William Catalona, MD, professor and chief of urology at Washington University School of Medicine, said that the 25% cut-off for free PSA allows about 95% of cancers to be detected and eliminates, on average, 20% of unnecessary biopsies, largely in older men.
"This test provides useful information, particularly about men who are in the 'gray zone,' with PSA levels between 4 and 10 ng/mL," Dr. Catalona said. "The problem has been that when you biopsy men with PSAs of 4 ng/mL, only one third will actually have cancer. But if the patient's free PSA is less than 25%, you know he has a much greater chance of having cancer."
The study involved 773 men screened for prostate cancer who had a normal DRE but total PSA levels of 4 to 10 ng/mL. Among the men who were diagnosed with cancer, 95% had free PSA levels below 25%; therefore, the 25% cut-point was determined to be reasonable for screening men with elevated total PSA.
The implications of a free PSA level actually depend somewhat on the patient's age, prostate size, and total PSA. If two men, aged 65 and 75, have identical free PSA readings, the older man is slightly more likely to have prostate cancer. If two men of the same age have identical free PSA readings, the man with the smaller prostate is more likely to have prostate cancer, Dr. Catalona said.
"But we wanted to avoid using many different cutoffs and to develop a test that was practical, so we settled on the single cutoff point of 25%," he said.
The study was sponsored by Hybritech, which is seeking FDA approval to use the free PSA test diagnostically. But most companies that market total PSA tests are already providing the free PSA component to physicians; therefore, it can be put to use now, Dr. Catalona said. He emphasized that the 25% cut-off is good for the Hybritech version, but may not be applicable to other assays.
Free PSA is also predictive of tumor aggressiveness, with very low percentages of free PSA associated with high-grade tumors, Dr. Catalona said.
For example, in two men with total PSA levels of 6 ng/mL, the man who has 10% free PSA has about a 50% chance of having cancer; the man with 30% free PSA has a 10% chance, and the cancer is more likely to be indolent.

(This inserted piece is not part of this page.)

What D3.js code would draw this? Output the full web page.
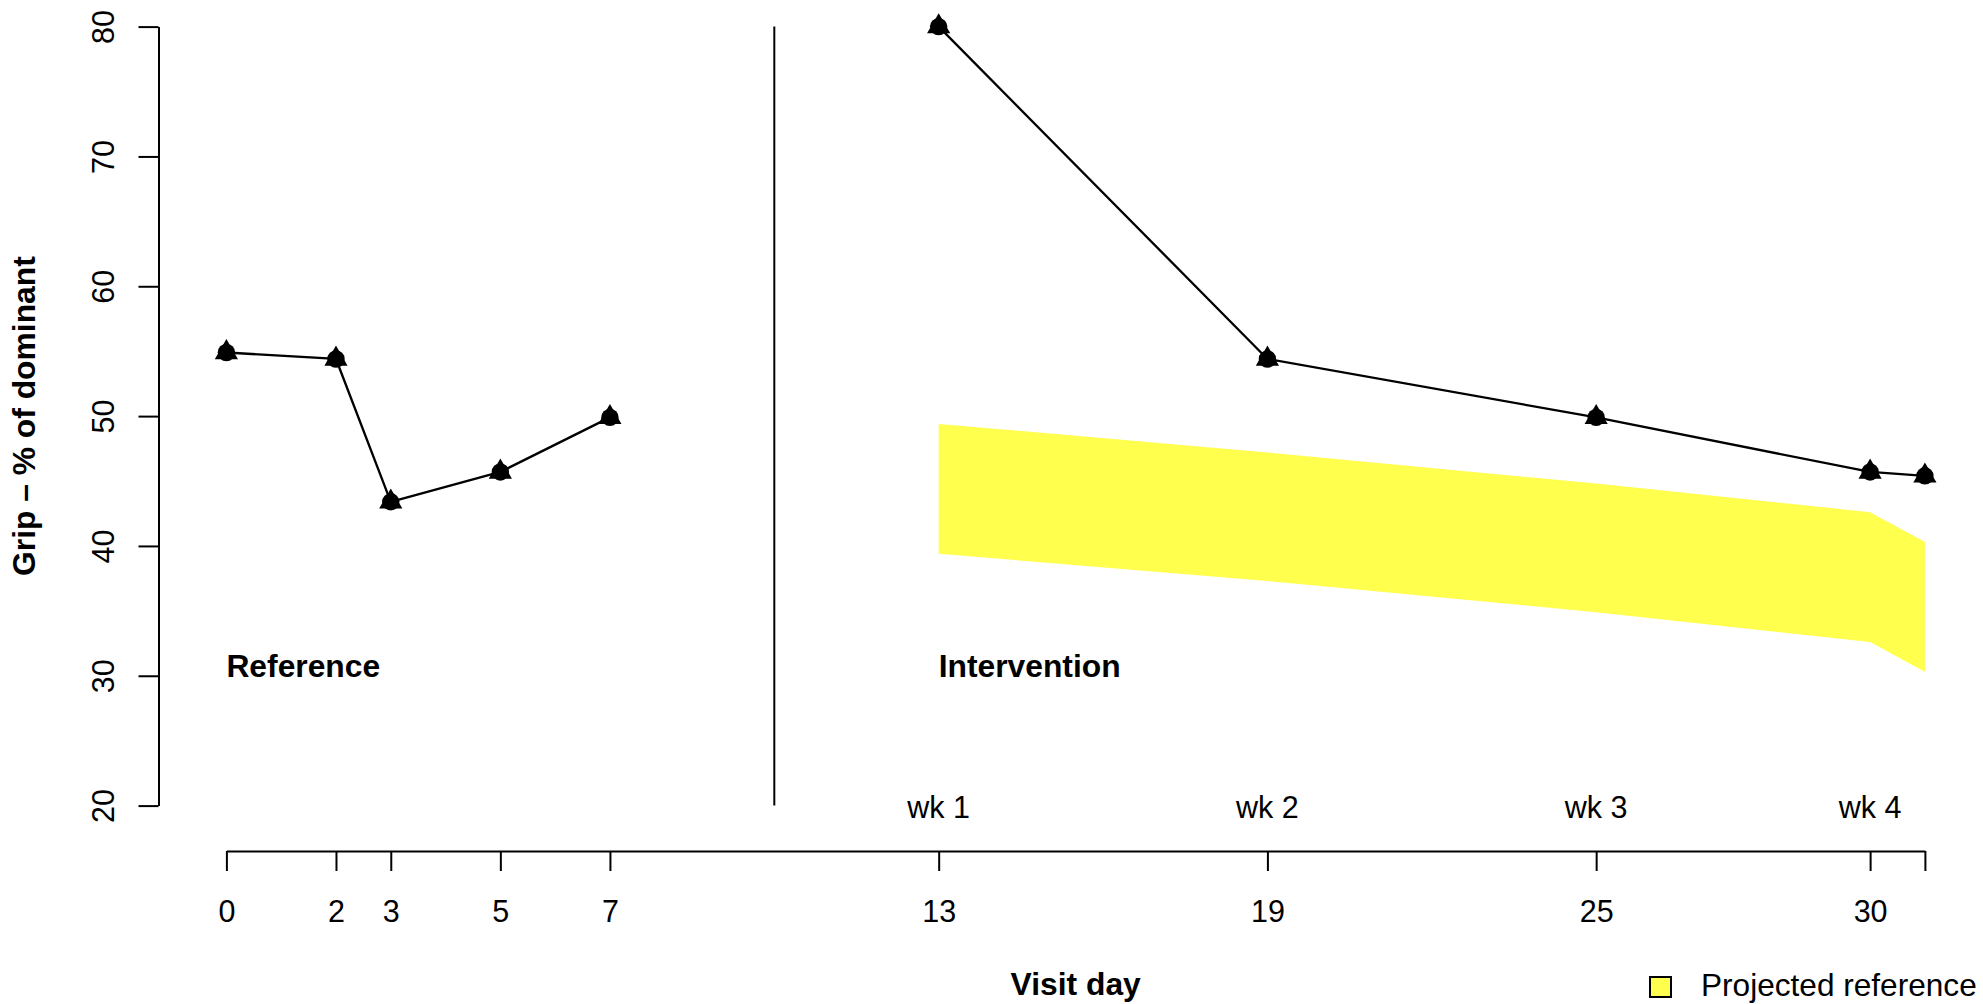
<!DOCTYPE html>
<html>
<head>
<meta charset="utf-8">
<title>Grip strength by visit day</title>
<style>
  body { margin: 0; padding: 0; background: #ffffff; }
  svg { display: block; font-family: 'Liberation Sans', Arial, Helvetica, sans-serif; }
  .axis path, .axis line { stroke: #000; stroke-width: 2; }
  .axis text { font-size: 30.5px; fill: #000; font-family: 'Liberation Sans', Arial, sans-serif; }
  .series { fill: none; stroke: #000; stroke-width: 2.3; }
  .label { font-size: 30.5px; fill: #000; }
  .legend { font-size: 31.6px; fill: #000; }
  .bold { font-weight: bold; font-size: 31.8px; }
</style>
</head>
<body>
<div id="chart"></div>
<script src="https://d3js.org/d3.v7.min.js"></script>
<script>

// reference period (visit day, grip % of dominant)
var refDays = [0, 2, 3, 5, 7]
var refGrip = [54.9, 54.4, 43.4, 45.7, 49.9]

// intervention period
var intDays = [13, 19, 25, 30, 31]
var intGrip = [80, 54.4, 49.9, 45.7, 45.4]

// projected reference band (upper / lower)
var bandDays = [13, 19, 25, 30, 31]
var bandHigh = [49.4, 47.2, 44.8, 42.6, 40.3]
var bandLow  = [39.4, 37.3, 34.9, 32.6, 30.3]

// axis ticks and labels
var xTicks = [0, 2, 3, 5, 7, 13, 19, 25, 30, 31]
var xTickLabels = ["0", "2", "3", "5", "7", "13", "19", "25", "30", ""]
var yTicks = [20, 30, 40, 50, 60, 70, 80]
var weekDays = [13, 19, 25, 30]
var weekLabels = ["wk 1", "wk 2", "wk 3", "wk 4"]
var dividerDay = 10

var width = 1983,
    height = 1004

var svg = d3.select("#chart")
  .append("svg")
  .attr("width", width)
  .attr("height", height)

var x = d3.scaleLinear().domain([0, 31]).range([226.4, 1924.9])
var y = d3.scaleLinear().domain([20, 80]).range([805.6, 26.6])

// yellow projected band
var band = bandDays.map(function (d, i) {
  return { day: d, hi: bandHigh[i], lo: bandLow[i] }
})
svg.append("path")
  .datum(band)
  .attr("fill", "#ffff4d")
  .attr("d", d3.area()
    .x(function (d) { return x(d.day) })
    .y0(function (d) { return y(d.lo) })
    .y1(function (d) { return y(d.hi) }))

// y axis
var yAxis = svg.append("g")
  .attr("class", "axis")
  .attr("transform", "translate(158.5,0)")
  .call(d3.axisLeft(y).tickValues(yTicks).tickSize(20).tickSizeOuter(0))
yAxis.selectAll("text")
  .attr("x", 0)
  .attr("dy", null)
  .attr("text-anchor", "middle")
  .attr("transform", "translate(-44.5,0) rotate(-90)")

// x axis
var xAxis = svg.append("g")
  .attr("class", "axis")
  .attr("transform", "translate(0,851)")
  .call(d3.axisBottom(x).tickValues(xTicks).tickSize(20).tickSizeOuter(0)
    .tickFormat(function (d, i) { return xTickLabels[i] }))
xAxis.selectAll("text")
  .attr("y", 71)
  .attr("dy", null)

// divider between reference and intervention
svg.append("line")
  .attr("x1", x(dividerDay)).attr("x2", x(dividerDay))
  .attr("y1", y(20)).attr("y2", y(80))
  .attr("stroke", "#000")
  .attr("stroke-width", 2)

// week labels
svg.append("g").selectAll("text")
  .data(weekDays)
  .enter().append("text")
  .attr("class", "label")
  .attr("x", function (d) { return x(d) })
  .attr("y", y(20) + 12)
  .attr("text-anchor", "middle")
  .text(function (d, i) { return weekLabels[i] })

// lines and markers
var line = d3.line()
  .x(function (d) { return x(d[0]) })
  .y(function (d) { return y(d[1]) })

function drawSeries(days, vals) {
  var pts = days.map(function (d, i) { return [d, vals[i]] })
  svg.append("path").datum(pts).attr("class", "series").attr("d", line)
  var r = 13.4
  var g = svg.append("g").selectAll("g")
    .data(pts)
    .enter().append("g")
    .attr("transform", function (d) { return "translate(" + x(d[0]) + "," + y(d[1]) + ")" })
  g.append("circle").attr("r", 8.7).attr("fill", "#000")
  g.append("path")
    .attr("fill", "#000")
    .attr("d", "M0," + (-r) + "L" + (r * Math.sqrt(3) / 2) + "," + (r / 2) +
               "L" + (-r * Math.sqrt(3) / 2) + "," + (r / 2) + "Z")
}
drawSeries(refDays, refGrip)
drawSeries(intDays, intGrip)

// period labels
svg.append("text").attr("class", "label bold")
  .attr("x", x(0)).attr("y", y(30) + 1)
  .text("Reference")
svg.append("text").attr("class", "label bold")
  .attr("x", x(13)).attr("y", y(30) + 1)
  .text("Intervention")

// axis titles
svg.append("text").attr("class", "label bold")
  .attr("text-anchor", "middle")
  .attr("transform", "translate(35," + ((y(20) + y(80)) / 2) + ") rotate(-90)")
  .text("Grip \u2013 % of dominant")
svg.append("text").attr("class", "label bold")
  .attr("text-anchor", "middle")
  .attr("x", x(15.5)).attr("y", 995)
  .text("Visit day")

// legend
svg.append("rect")
  .attr("x", 1650).attr("y", 977)
  .attr("width", 21).attr("height", 20)
  .attr("fill", "#ffff4d")
  .attr("stroke", "#000")
  .attr("stroke-width", 2)
svg.append("text").attr("class", "legend")
  .attr("x", 1701).attr("y", 996)
  .text("Projected reference")

</script>
</body>
</html>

"So the same test that allows you to diagnose prostate cancer also provides you with important information about its aggressiveness," he said.
During a panel discussion at the AUA session, other speakers agreed that free PSA will be very useful in difficult decision-making. Dr. Alan Partin, of Johns Hopkins, said that free PSA will be useful as a staging tool and in deciding when to repeat a biopsy.
Dr. Thomas Stamey of Stanford said the test "adds additional information when total PSA does not give enough," but cautioned "not to let any patient disappear" on the basis of the test.
A large population-based randomized study from Sweden evaluated the diagnostic ability of PSA with a cut-off value of 3 ng/mL and the possible benefit of adding percent free PSA.
Dr. Jonas Hugosson, of Ostra Hospital, Goteborg, Sweden, reported the results from the European Randomized Study of Screening of the Prostate at the AUA annual meeting.
The investigators concluded that the 3 ng/mL cut-off value combined with percent free PSA of less than 18% offers better detection and better specificity than PSA alone at a 4 ng/mL cut-off.
The study enrolled almost 10,000 men to an active screening group and evaluated a subgroup of 608 men who had PSA levels over 3 ng/mL and had undergone biopsy.
A PSA over 3 ng/mL led to the identification of 137 cancers. A PSA over 3 and percent free PSA of less than 18% found 120 cancers. A PSA over 4 led to the diagnosis of 105 cancers. And PSA over 4 plus percent free PSA less than 18% identified 97 cancers. Over half of all the cancers were not palpable, Dr. Hugosson reported.